Thank you very much for your help. I tried installing UnleashX as a E drive dashboard and it still booted to EvolutionX. So I assume I needed a C drive dashboard so I installed UnleashX to C and now it works! Does this mean maybe some of the EvolutionX dashboard files are corrupted? Also, did I cause any problems when I first installed UnleashX as an E drive dashboard?


----------



## Alexander1970 (Jul 20, 2019)

blinky87 said:


> Thank you very much for your help. I tried installing UnleashX as a E drive dashboard and it still booted to EvolutionX. So I assume I needed a C drive dashboard so I installed UnleashX to C and now it works! Does this mean maybe some of the EvolutionX dashboard files are corrupted? Also, did I cause any problems when I first installed UnleashX as an E drive dashboard?



Hello. 

It is quite unlikely that the EvolutionX dashboard files are corrupted if you install it from the Disc/DVD.
Personal I have used it at the beginning of my Xbox Softmod Experiences because it was installed with the "Splinter Cell" Exploit with SID 5.11.
A bit later i read about UnleashX and now it is the used Dashboard for me.It is a matter of taste.


Spoiler: UnleashX



I like it of the clearer menu navigation.
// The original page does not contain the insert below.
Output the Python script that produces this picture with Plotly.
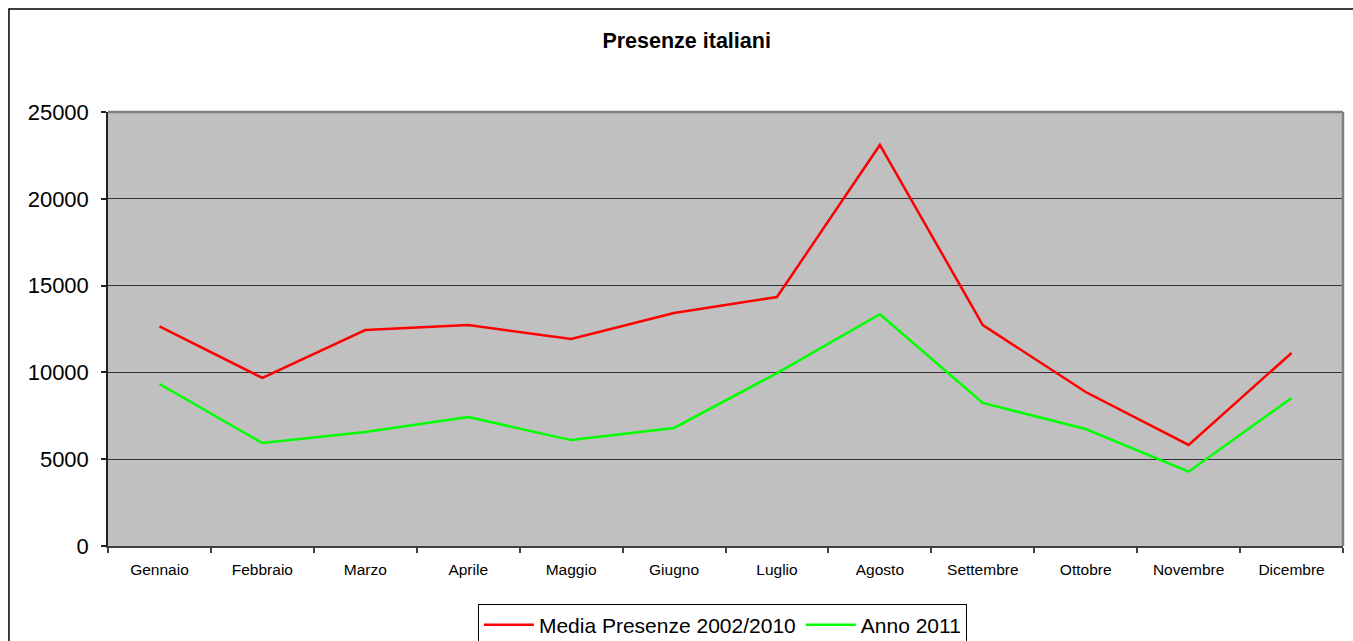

You can install a Dashboard on every drive if you like.
There is a Tool named "X-Selector (it should be on the two Install Discs you have now).
With them you can choose at startup which one comes First or Bootorder for your DVD Drive.

Thank you.


----------



## blinky87 (Jul 20, 2019)

Ok thanks.  It is strange that UnleashX works full speed, but EvolutionX is slow motion.  But I will keep UnleashX on it since it works.  Thank you for the help!


----------